> _Your goal_: Leave the pictures out and transcribe every record exactly.

> _Extracted material_:
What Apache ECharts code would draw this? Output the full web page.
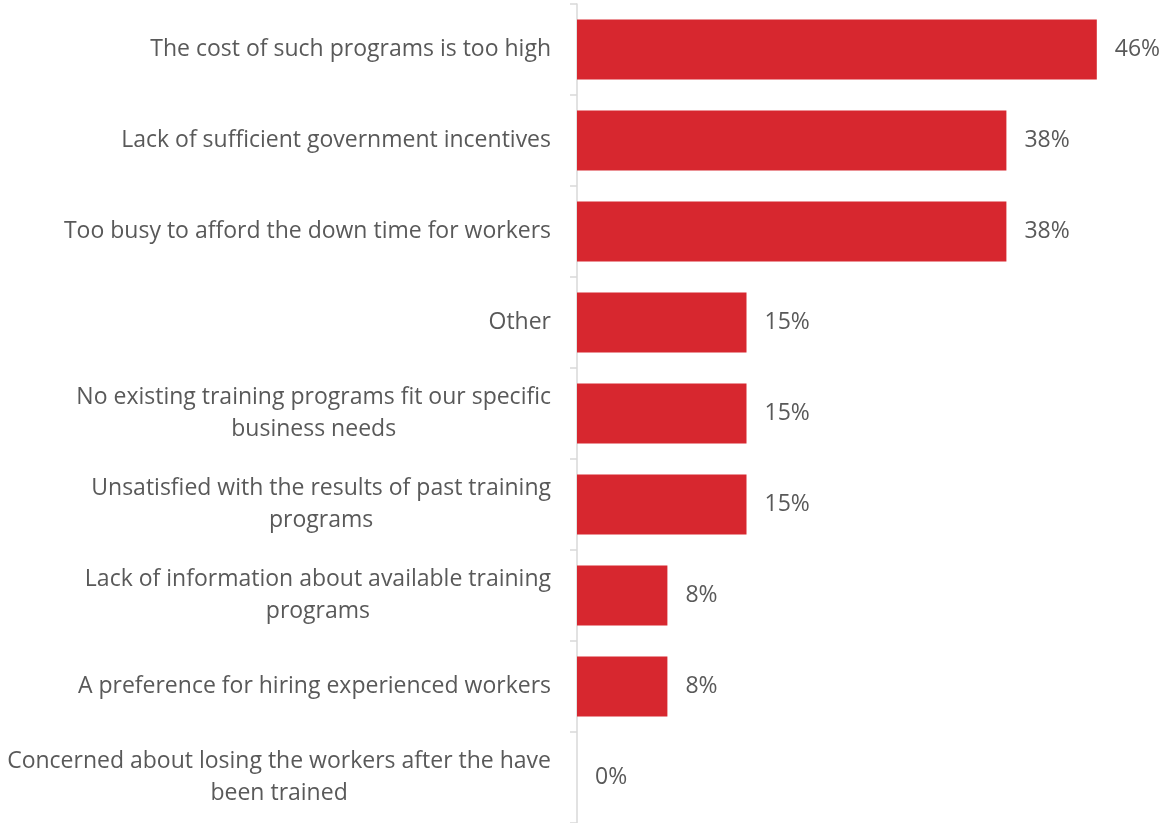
<!DOCTYPE html>
<html>
<head>
<meta charset="utf-8">
<style>
  html, body { margin: 0; padding: 0; background: #ffffff; }
  #chart { width: 1163px; height: 823px; }
</style>
<script src="https://cdn.jsdelivr.net/npm/echarts@6/dist/echarts.min.js"></script>
</head>
<body>
<div id="chart"></div>
<script>
// Reasons for not offering training programs (share of respondents, %)
const categories = [
  'The cost of such programs is too high',
  'Lack of sufficient government incentives',
  'Too busy to afford the down time for workers',
  'Other',
  'No existing training programs fit our specific\nbusiness needs',
  'Unsatisfied with the results of past training\nprograms',
  'Lack of information about available training\nprograms',
  'A preference for hiring experienced workers',
  'Concerned about losing the workers after the have\nbeen trained'
];
const shares = [46, 38, 38, 15, 15, 15, 8, 8, 0];

const FONT = '"Open Sans"';
const TEXT = '#595959';
const BAR = '#D7272F';

const chart = echarts.init(document.getElementById('chart'), null, { renderer: 'canvas' });

chart.setOption({
  animation: false,
  grid: { left: 577, right: 21, top: 4, bottom: 0, containLabel: false },
  xAxis: {
    type: 'value',
    min: 0,
    max: 50,
    show: false
  },
  yAxis: {
    type: 'category',
    inverse: true,
    data: categories,
    axisLine: { show: true, lineStyle: { color: '#d9d9d9', width: 1.5 } },
    axisTick: { show: true, length: 7, lineStyle: { color: '#d9d9d9', width: 1.5 } },
    axisLabel: {
      margin: 26,
      // each line is centred inside the right-aligned label block
      formatter: function (v) {
        return v.split('\n').map(function (s) { return '{t|' + s + '}'; }).join('\n');
      },
      rich: {
        t: {
          align: 'center',
          fontFamily: FONT,
          fontSize: 23,
          color: TEXT,
          lineHeight: 32
        }
      }
    },
    splitLine: { show: false }
  },
  series: [{
    type: 'bar',
    data: shares,
    barWidth: 60,
    itemStyle: { color: BAR },
    label: {
      show: true,
      position: 'right',
      distance: 18,
      formatter: '{c}%',
      fontFamily: FONT,
      fontSize: 23,
      color: TEXT
    }
  }]
});
</script>
</body>
</html>
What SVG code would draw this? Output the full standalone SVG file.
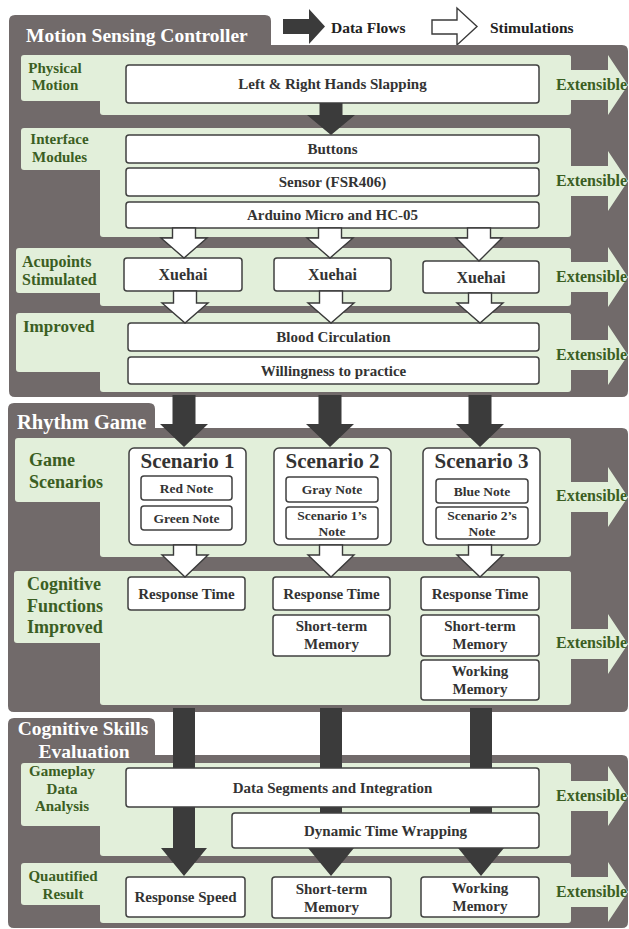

> _Answer for the task_:
What Apache ECharts code would draw this? Output the full web page.
<!DOCTYPE html>
<html>
<head>
<meta charset="utf-8">
<style>
  html, body { margin: 0; padding: 0; background: #ffffff; }
  #chart { width: 1163px; height: 823px; }
</style>
<script src="https://cdn.jsdelivr.net/npm/echarts@6/dist/echarts.min.js"></script>
</head>
<body>
<div id="chart"></div>
<script>
// Reasons for not offering training programs (share of respondents, %)
const categories = [
  'The cost of such programs is too high',
  'Lack of sufficient government incentives',
  'Too busy to afford the down time for workers',
  'Other',
  'No existing training programs fit our specific\nbusiness needs',
  'Unsatisfied with the results of past training\nprograms',
  'Lack of information about available training\nprograms',
  'A preference for hiring experienced workers',
  'Concerned about losing the workers after the have\nbeen trained'
];
const shares = [46, 38, 38, 15, 15, 15, 8, 8, 0];

const FONT = '"Open Sans"';
const TEXT = '#595959';
const BAR = '#D7272F';

const chart = echarts.init(document.getElementById('chart'), null, { renderer: 'canvas' });

chart.setOption({
  animation: false,
  grid: { left: 577, right: 21, top: 4, bottom: 0, containLabel: false },
  xAxis: {
    type: 'value',
    min: 0,
    max: 50,
    show: false
  },
  yAxis: {
    type: 'category',
    inverse: true,
    data: categories,
    axisLine: { show: true, lineStyle: { color: '#d9d9d9', width: 1.5 } },
    axisTick: { show: true, length: 7, lineStyle: { color: '#d9d9d9', width: 1.5 } },
    axisLabel: {
      margin: 26,
      // each line is centred inside the right-aligned label block
      formatter: function (v) {
        return v.split('\n').map(function (s) { return '{t|' + s + '}'; }).join('\n');
      },
      rich: {
        t: {
          align: 'center',
          fontFamily: FONT,
          fontSize: 23,
          color: TEXT,
          lineHeight: 32
        }
      }
    },
    splitLine: { show: false }
  },
  series: [{
    type: 'bar',
    data: shares,
    barWidth: 60,
    itemStyle: { color: BAR },
    label: {
      show: true,
      position: 'right',
      distance: 18,
      formatter: '{c}%',
      fontFamily: FONT,
      fontSize: 23,
      color: TEXT
    }
  }]
});
</script>
</body>
</html>
What SVG code would draw this? Output the full standalone SVG file.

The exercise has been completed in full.